Trump’s New Tariffs Push U.S. Import Duties to Century‑High Levels and Ignite Global Pushback
- Aug 7
- 1 min read
7 August 2025

On August 7, 2025, sweeping U.S. tariffs ranging from 10% to 50% officially came into force, significantly raising the average duty rate on imports and marking the highest level set by an American administration in more than a century. Trading heavyweights such as Brazil and India face the steepest levies, with tariffs climbing as high as 50%, prompting alarm among exporters and governments alike.
While several countries including the EU, Japan, and South Korea secured lower 15% rates through diplomatic negotiation, others were left to absorb the full weight of the tariffs. Switzerland, for example, missed last-minute reprieve efforts and now contends with a heavy 39% levy on exports such as watches, chocolates, and machinery.

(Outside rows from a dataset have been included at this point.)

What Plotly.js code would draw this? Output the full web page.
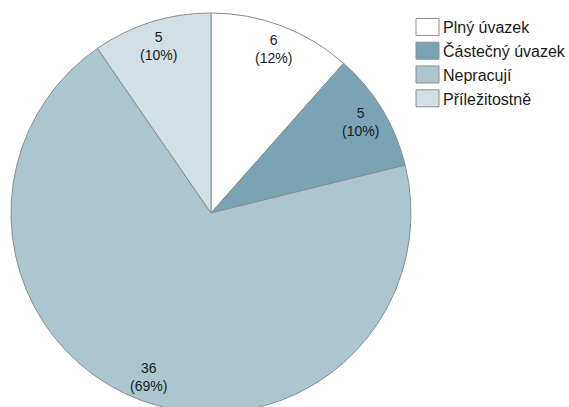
<!DOCTYPE html>
<html>
<head>
<meta charset="utf-8">
<script src="https://cdn.plot.ly/plotly-3.0.1.min.js"></script>
<style>
  html, body { margin: 0; padding: 0; background: #fff; overflow: hidden; }
  #chart { width: 590px; height: 420px; }
</style>
</head>
<body>
<div id="chart"></div>
<script>
// Employment status counts
const categories = ['Plný úvazek', 'Částečný úvazek', 'Nepracují', 'Příležitostně'];
const counts = [6, 5, 36, 5];
const sliceColors = ['#ffffff', '#7aa3b3', '#abc6cf', '#d2dfe5'];

// Figure geometry (pixels); the canvas is a little larger than the visible
// window so the legend never triggers automatic margin growth.
const W = 590, H = 420;
const M = { l: 0, r: 0, t: 13, b: 7 };
const CX = 211, R = 200;            // pie centre x and radius
const LABEL_R = 0.875;              // label distance as a fraction of the radius
const FONT = 'Liberation Sans';

const plotW = W - M.l - M.r;
const plotH = H - M.t - M.b;
const CY = M.t + plotH / 2;

const total = counts.reduce((a, b) => a + b, 0);

// Value labels placed along each slice's middle angle (clockwise from 12 o'clock)
const annotations = [];
let acc = 0;
counts.forEach((v) => {
  const mid = (acc + v / 2) / total * 2 * Math.PI;
  acc += v;
  const px = CX + LABEL_R * R * Math.sin(mid);
  const py = CY - LABEL_R * R * Math.cos(mid);
  annotations.push({
    xref: 'paper', yref: 'paper',
    x: (px - M.l) / plotW,
    y: 1 - (py - M.t) / plotH,
    xanchor: 'center', yanchor: 'middle',
    showarrow: false,
    text: v + '<br>(' + Math.round(v / total * 100) + '%)',
    font: { family: FONT, size: 14, color: '#1a1a1a' }
  });
});

const trace = {
  type: 'pie',
  labels: categories,
  values: counts,
  sort: false,
  direction: 'clockwise',
  rotation: 0,
  textinfo: 'none',
  hoverinfo: 'label+value+percent',
  marker: { colors: sliceColors, line: { color: '#8c8c8c', width: 1 } },
  domain: { x: [(CX - R - M.l) / plotW, (CX + R - M.l) / plotW], y: [0, 1] }
};

const layout = {
  width: W, height: H,
  margin: M,
  paper_bgcolor: '#ffffff',
  plot_bgcolor: '#ffffff',
  font: { family: FONT, color: '#1a1a1a' },
  showlegend: true,
  legend: {
    x: (403 - M.l) / plotW, y: 1 - (10 - M.t) / plotH,
    xanchor: 'left', yanchor: 'top',
    bgcolor: 'rgba(0,0,0,0)',
    font: { family: FONT, size: 16, color: '#1a1a1a' },
    traceorder: 'normal'
  },
  annotations: annotations
};

Plotly.newPlot('chart', [trace], layout, { displayModeBar: false, staticPlot: true }).then(() => {
  // wider rectangular legend swatches
  document.querySelectorAll('#chart .legendpoints path').forEach((p) => {
    p.setAttribute('d', 'M-7,-8.5H16V8.5H-7Z');
  });
});
</script>
</body>
</html>
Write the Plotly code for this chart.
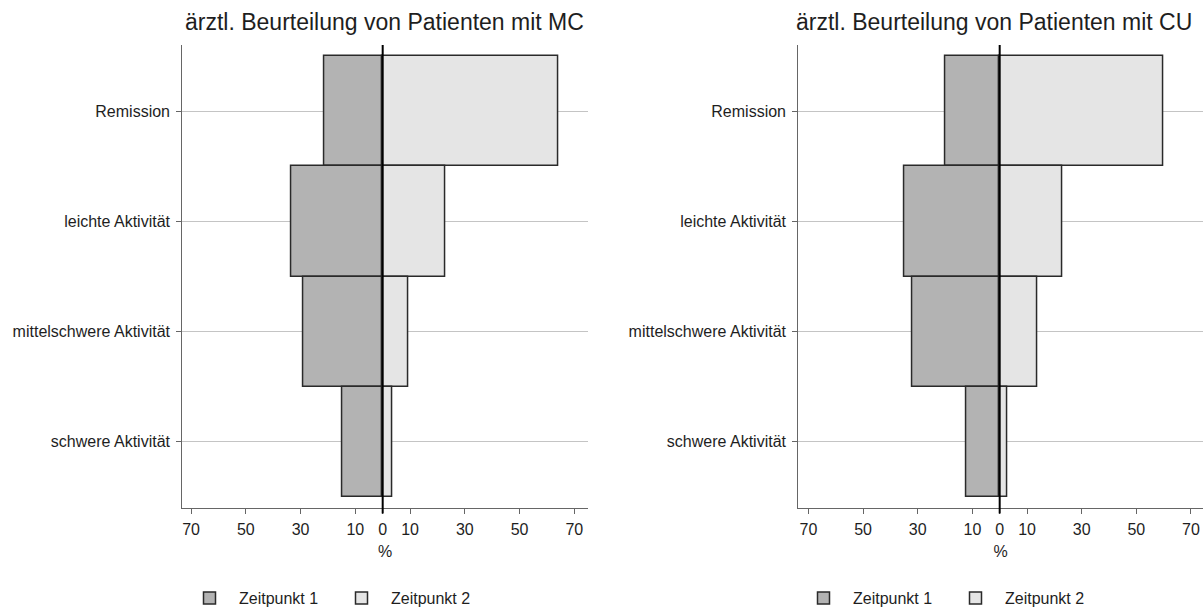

Meanwhile, India’s additional 25% surcharge due to its ongoing purchases of Russian oil compounds existing obstacles, while Brazil’s steep rates escalate bilateral tensions.
The tariff hike has triggered concern over potential U.S. consumer price inflation and widespread supply chain disruption. Treasury Secretary Scott Bessent remains optimistic, suggesting revenues could hit $300 billion annually, though critics warn of long-term economic pain ahead.
Global responses are already being mobilized. Switzerland has planned continued trade talks aimed at acquiescing damage to its export-reliant economy. Brazil, India, and others are signaling defiance, with leaders warning that Trump’s approach could inadvertently bolster alternative trade alliances such as the BRICS, fostering deeper multilateral solidarity against U.S. trade pressure.
Still, some analysts question the long-term economic wisdom of this strategy, noting that while the U.S. may appear to orchestrate geopolitical victories, the economic damage higher costs for end consumers and disrupted global trade may outweigh those short-term gains.